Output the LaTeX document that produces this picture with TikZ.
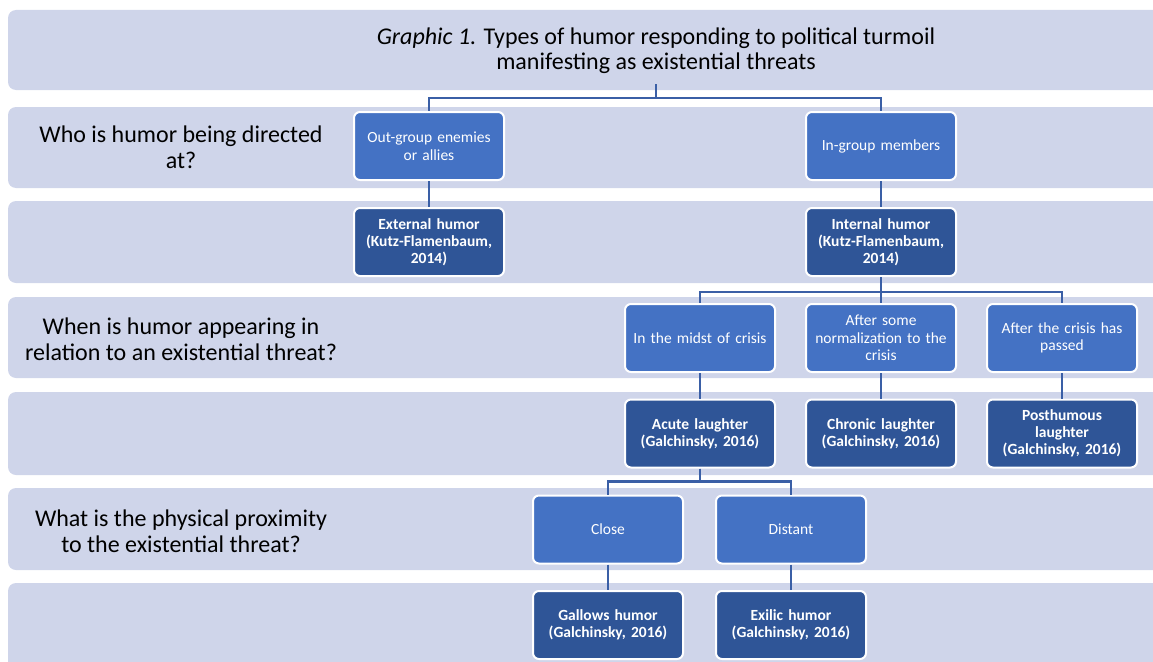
\documentclass[tikz,border=0pt]{standalone}
\usepackage{fontspec}
\setmainfont{Carlito}
\definecolor{bandcol}{HTML}{CFD5EA}
\definecolor{lightbox}{HTML}{4472C4}
\definecolor{darkbox}{HTML}{2F5597}
\definecolor{linkcol}{HTML}{3A5FA6}
\begin{document}
\begin{tikzpicture}[x=1pt, y=-1pt,
    band/.style={fill=bandcol, rounded corners=8pt},
    qbox/.style={draw=white, line width=2pt, fill=lightbox, rounded corners=6pt,
         minimum width=150pt, minimum height=68pt, text width=146pt, align=center,
         inner sep=2pt, text=white, font=\fontsize{15.5}{17.5}\selectfont},
    abox/.style={qbox, fill=darkbox, font=\fontsize{15.5}{17}\selectfont\bfseries},
    rowtext/.style={align=center, font=\fontsize{24}{26}\selectfont},
    link/.style={draw=linkcol, line width=2.5pt}]

    \useasboundingbox (0,0) rectangle (1153,661);

    % Hintergrundbaender
    \fill[band] (8,10) rectangle (1175,90);
    \fill[band] (8,107) rectangle (1175,188);
    \fill[band] (8,201) rectangle (1175,283);
    \fill[band] (8,297) rectangle (1175,378);
    \fill[band] (8,392) rectangle (1175,475);
    \fill[band] (8,488) rectangle (1175,570);
    \fill[band] (8,583) rectangle (1175,680);

    % Titel und Fragen
    \node[rowtext, font=\fontsize{24}{25}\selectfont] (title) at (656,51)
         {\textit{Graphic 1.} Types of humor responding to political turmoil\\manifesting as existential threats};
    \node[rowtext] (q1) at (181,147) {Who is humor being directed\\at?};
    \node[rowtext] (q2) at (181,339) {When is humor appearing in\\relation to an existential threat?};
    \node[rowtext] (q3) at (181,531) {What is the physical proximity\\to the existential threat?};
    \coordinate (root) at (656,84);

    % Kaesten
    \node[qbox] (out) at (429,146) {Out-group enemies\\or allies};
    \node[qbox] (in) at (881,146) {In-group members};
    \node[abox] (ext) at (429,242) {External humor\\(Kutz-Flamenbaum,\\2014)};
    \node[abox] (int) at (881,242) {Internal humor\\(Kutz-Flamenbaum,\\2014)};

    \node[qbox] (mid) at (700,338) {In the midst of crisis};
    \node[qbox] (norm) at (881,338) {After some\\normalization to the\\crisis};
    \node[qbox] (past) at (1062,338) {After the crisis has\\passed};
    \node[abox] (acute) at (700,433.5) {Acute laughter\\(Galchinsky, 2016)};
    \node[abox] (chron) at (881,433.5) {Chronic laughter\\(Galchinsky, 2016)};
    \node[abox] (post) at (1062,433.5) {Posthumous\\laughter\\(Galchinsky, 2016)};

    \node[qbox] (close) at (608,529.5) {Close};
    \node[qbox] (dist) at (791,529.5) {Distant};
    \node[abox] (gal) at (608,625) {Gallows humor\\(Galchinsky, 2016)};
    \node[abox] (exi) at (791,625) {Exilic humor\\(Galchinsky, 2016)};

    % Verbindungen
    \draw[link] (root) -- ++(0,14) -| (out.north);
    \draw[link] (root) -- ++(0,14) -| (in.north);
    \draw[link] (out) -- (ext);
    \draw[link] (in) -- (int);
    \draw[link] (int.south) -- ++(0,15) -| (mid.north);
    \draw[link] (int.south) -- ++(0,15) -| (past.north);
    \draw[link] (int) -- (norm);
    \draw[link] (mid) -- (acute);
    \draw[link] (norm) -- (chron);
    \draw[link] (past) -- (post);
    \draw[link] (acute.south) -- ++(0,13) -| (close.north);
    \draw[link] (acute.south) -- ++(0,13) -| (dist.north);
    \draw[link] (close) -- (gal);
    \draw[link] (dist) -- (exi);

\end{tikzpicture}
\end{document}
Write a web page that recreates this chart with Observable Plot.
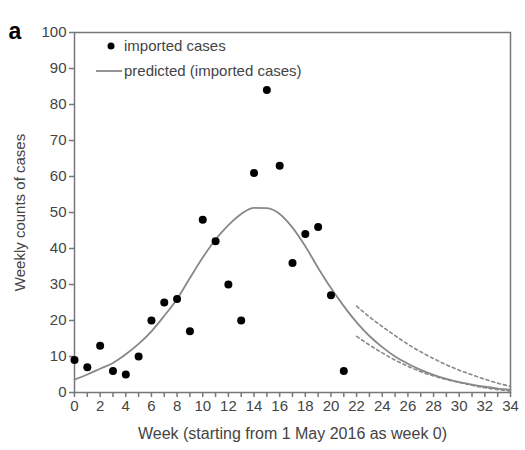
<!DOCTYPE html>
<html>
<head>
<meta charset="utf-8">
<script src="https://cdn.jsdelivr.net/npm/d3@7"></script>
<script src="https://cdn.jsdelivr.net/npm/@observablehq/plot@0.6"></script>
<style>
  html, body { margin: 0; padding: 0; background: #fff; }
  #wrap { position: relative; width: 525px; height: 450px; font-family: "Liberation Sans", Arial, sans-serif; }
  #legend { position: absolute; left: 92px; top: 33px; font-size: 15px; color: #444; line-height: 25px; }
  #legend .row { display: flex; align-items: center; height: 25px; }
  #legend svg { margin-right: 2px; }
</style>
</head>
<body>
<div id="wrap">
  <div id="chart"></div>
  <div id="legend">
    <div class="row"><svg width="30" height="12"><circle cx="19" cy="6" r="3.5" fill="#000"/></svg>imported cases</div>
    <div class="row"><svg width="30" height="12"><line x1="4" x2="30" y1="6" y2="6" stroke="#888" stroke-width="1.8"/></svg>predicted (imported cases)</div>
  </div>
</div>
<script>
// Observed imported cases per week
const obsWeeks = [0,1,2,3,4,5,6,7,8,9,10,11,12,13,14,15,16,17,18,19,20,21];
const obsCases = [9,7,13,6,5,10,20,25,26,17,48,42,30,20,61,84,63,36,44,46,27,6];

// Predicted curve
const predWeeks = [0,1,2,3,4,5,6,7,8,9,10,11,12,13,14,15,16,17,18,19,20,21,22,23,24,25,26,27,28,29,30,31,32,33,34];
const predCases = [3.6,5.0,6.6,8.2,10.6,13.5,17,21.3,26,31.8,37.5,42.5,46.5,49.6,51.3,51.2,49.6,45.8,40.6,34.6,29,24,19.5,15.7,12.6,10,8,6.3,4.9,3.8,2.9,2.2,1.6,1.1,0.8];

// Prediction bounds (dashed)
const boundWeeks = [22,23,24,25,26,27,28,29,30,31,32,33,34];
const upperCases = [24,21,18.3,15.8,13.4,11.3,9.4,7.7,6.2,4.9,3.7,2.6,1.7];
const lowerCases = [15.6,13.2,11,9,7.3,5.8,4.6,3.6,2.8,2.0,1.3,0.8,0.4];

const xTicks = d3.range(0, 35, 1);
const yTicks = [0,10,20,30,40,50,60,70,80,90,100];

const obs = obsWeeks.map((w, i) => ({week: w, cases: obsCases[i]}));
const pred = predWeeks.map((w, i) => ({week: w, cases: predCases[i]}));
const upper = boundWeeks.map((w, i) => ({week: w, cases: upperCases[i]}));
const lower = boundWeeks.map((w, i) => ({week: w, cases: lowerCases[i]}));

const gray = "#888";
const textColor = "#444";

const chart = Plot.plot({
  width: 525,
  height: 450,
  marginLeft: 74,
  marginRight: 15,
  marginTop: 32,
  marginBottom: 58,
  style: {fontFamily: "'Liberation Sans', Arial, sans-serif", fontSize: "15px", color: textColor, background: "#fff"},
  x: {domain: [0, 34]},
  y: {domain: [0, 100]},
  marks: [
    Plot.frame({stroke: "#777", strokeWidth: 1.5}),
    Plot.axisX({ticks: xTicks, tickSize: 5, tickPadding: 3, stroke: "#777", strokeWidth: 1.5,
      tickFormat: d => d % 2 === 0 ? String(d) : "", label: null, fill: textColor, fontSize: 15}),
    Plot.axisY({ticks: yTicks, tickSize: 5, tickPadding: 3, stroke: "#777", strokeWidth: 1.5,
      label: null, fill: textColor, fontSize: 15}),
    Plot.text(["Week (starting from 1 May 2016 as week 0)"], {frameAnchor: "bottom", dy: 46, fill: textColor, fontSize: 16}),
    Plot.text(["Weekly counts of cases"], {frameAnchor: "left", textAnchor: "middle", dx: -54, rotate: -90, fill: textColor, fontSize: 15}),
    Plot.text(["a"], {frameAnchor: "top-left", dx: -66, dy: -10, fontSize: 23, fontWeight: "bold", fill: "#000"}),
    Plot.line(pred, {x: "week", y: "cases", stroke: gray, strokeWidth: 1.8, curve: "monotone-x"}),
    Plot.line(upper, {x: "week", y: "cases", stroke: gray, strokeWidth: 1.6, strokeDasharray: "3,3", curve: "monotone-x"}),
    Plot.line(lower, {x: "week", y: "cases", stroke: gray, strokeWidth: 1.6, strokeDasharray: "3,3", curve: "monotone-x"}),
    Plot.dot(obs, {x: "week", y: "cases", r: 4, fill: "#000"})
  ]
});
document.getElementById("chart").appendChild(chart);
</script>
</body>
</html>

================================

Directive
From the first line above down to the line with "(8,583) rectangle (1175,680);", reproduce every line and no others, omitting pictures.

Answer for this exercise
Output the LaTeX document that produces this picture with TikZ.
\documentclass[tikz,border=0pt]{standalone}
\usepackage{fontspec}
\setmainfont{Carlito}
\definecolor{bandcol}{HTML}{CFD5EA}
\definecolor{lightbox}{HTML}{4472C4}
\definecolor{darkbox}{HTML}{2F5597}
\definecolor{linkcol}{HTML}{3A5FA6}
\begin{document}
\begin{tikzpicture}[x=1pt, y=-1pt,
    band/.style={fill=bandcol, rounded corners=8pt},
    qbox/.style={draw=white, line width=2pt, fill=lightbox, rounded corners=6pt,
         minimum width=150pt, minimum height=68pt, text width=146pt, align=center,
         inner sep=2pt, text=white, font=\fontsize{15.5}{17.5}\selectfont},
    abox/.style={qbox, fill=darkbox, font=\fontsize{15.5}{17}\selectfont\bfseries},
    rowtext/.style={align=center, font=\fontsize{24}{26}\selectfont},
    link/.style={draw=linkcol, line width=2.5pt}]

    \useasboundingbox (0,0) rectangle (1153,661);

    % Hintergrundbaender
    \fill[band] (8,10) rectangle (1175,90);
    \fill[band] (8,107) rectangle (1175,188);
    \fill[band] (8,201) rectangle (1175,283);
    \fill[band] (8,297) rectangle (1175,378);
    \fill[band] (8,392) rectangle (1175,475);
    \fill[band] (8,488) rectangle (1175,570);
    \fill[band] (8,583) rectangle (1175,680);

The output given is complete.